In fact, OSC has *always* been, in its own right, "picture postcard friendly"--the trouble is, the postcards in general are either aerial-view or focussed upon the "trillium" middle building, not aspects the common passerby see. (And the same aerial-view-friendly, valley-rather-than-street-elevation focus plagues that other 60s Brutalist opus in Toronto, John Andrews' Scarborough College. And even from within the valley, you can't really see it unless you come close because of all the forest and foliage. Which is as it should be; like, you don't clearcut the setting of FLW's Fallingwater to make it "visible".)
However, when it comes to "the importance of what Moriyama did": it isn't so much that, especially in our Doors Open age, that's inherently *lost* on people--rather, that it's being deliberately suppressed by those championing the move, who just want to present it as an old and dated facility that's had its day. Like they might as well be allowing the comparatively dispensable 90s frontage to guide the narrative here. (And "Brutalist-bashing" as a fallback in case anyone seeks to dig deeper)
And remember that the Ford gov't's tried that "deliberate suppression" tactic before--like, when this whole Ontario Place redevelopment pipe dream started, deliberately removing the province's "heritage page" on OP (and being called out for it once a concerned community member recovered it via the internet archive). Or their whole handling of the Dominion Foundry issue. Sort of like, bully-boy kicking under the table and "Heritage? What heritage? I don't see any heritage here."
But actually, re the whole 90s frontage vs original Moriyama elements thing--when you *really* think of it, maybe, especially these days, the kinds of casual Ford-voting Joe Blow demos either don't know the difference, or don't care? When they visit OSC, they disconnect *altogether* from any space-and-time conception of the architecture; other than generic notions of relative "datedness", what's of 1969 or of 1999 is lost on them. It's all just a readymade "package", maybe a bit more hifalutin but in the end little different from the sardine tin at Yonge & Dundas that contains Little Canada.
Maybe *that's* what Ford's banking on--and it might as well be the way *he*, with his professed Joe Average values, rolls.

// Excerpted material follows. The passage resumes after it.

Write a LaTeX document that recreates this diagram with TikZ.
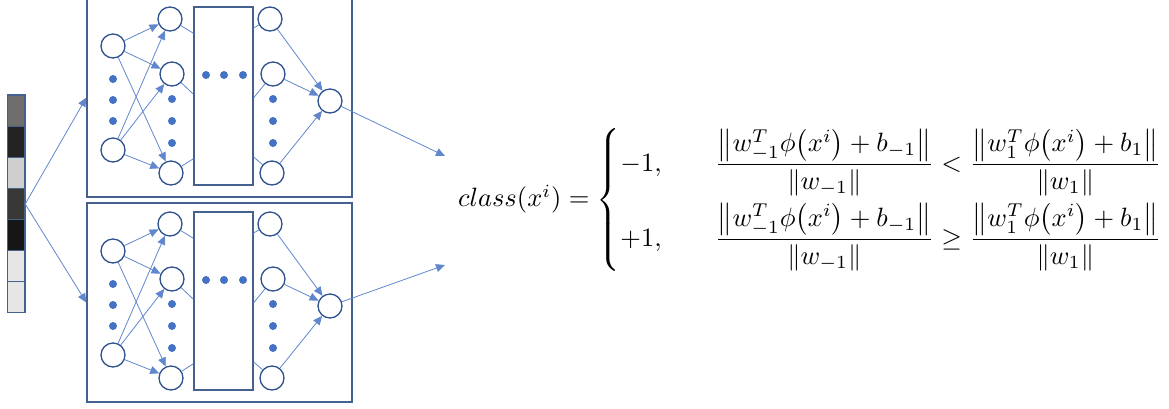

But it's also a way that I find to be characteristic of cohorts that grew up conditioned within, shall I say, a Canada's Wonderland age--a different scale of stimulation. And I sometimes even see it innocently reflected in comments on UT, and it seems more "naturalized" among younger cohorts--like, there's something about the DoFo born-in-1964 perspective that might as well be born in 1994 instead, unless it reflects how the born-in-1994's were born to Generation DoFo and thus, either directly or by peer proxy, don't know better.
Thus when it comes to reverential memories of Ontario Place, I find that (DoFo cases aside) those who experienced it in the 70s, even as young Children's Village types, bring more of a "civic consciousness" to their nostalgia and fond memories--they're the ones who, even as children back then, intuitively "felt" the Zeidler-and-Hough idealism in their bones. Whereas to those whose nostalgia and memories are more recent, their fond memories are more front-loaded upon the Soak City-type kiddie attractions, to the point where you barely notice any Zeidler/Hough there. IOW Millennial Ontario Place nostalgia as more along the lines of Canada's Wonderland nostalgia--and unlike OP or OSC, Canada's Wonderland is strictly about corporatized "entertainment", always has been, capital-A Architecture is beside the point (even more so than w/earlier theme parks like Disneyland/Disney World, where there's always been more of a foundational World's Fair operating idealism), and if the property's owners decide to sell the site for redevelopment, it's all just the cycle of life even if the not-unjustifiably fond memories never die.
Which I think also relates to changing approaches to parenting--that is, in the 70s, kids were more "along for the parental ride", junior spectators in tow much as they'd be in family trips to the mall, walking the grocery and department-store aisles with Mom & Dad. Whereas subsequently things became more "child-focused"--sort of like depositing the kids in a Kiddieland while Mom & Dad went about their business; or even reversing the dynamic so that it's the parents "along for the kiddie ride" instead.
The unfortunate thing there is how it can turn childhood into a ADHD-massaging cultural silo, with very little meaningful, unmediated "bleed" from the adult world. Thus the vacuumland element of an Ontario Place visit excessively frontloaded upon the kiddie attractions with negligible relationship to the original OP idealism--like the junior version of the Molson Amphitheatre/Bud Stage squatting upon the OP Forum site: just a "facility", whereas the Forum aspired to "something higher". (And tellingly, the original Ford Gov't redevelopment scheming for OP left the Bud Stage alone--true, as an independently-operating cash cow, but also in a way that tells you where this gov't's values lie.)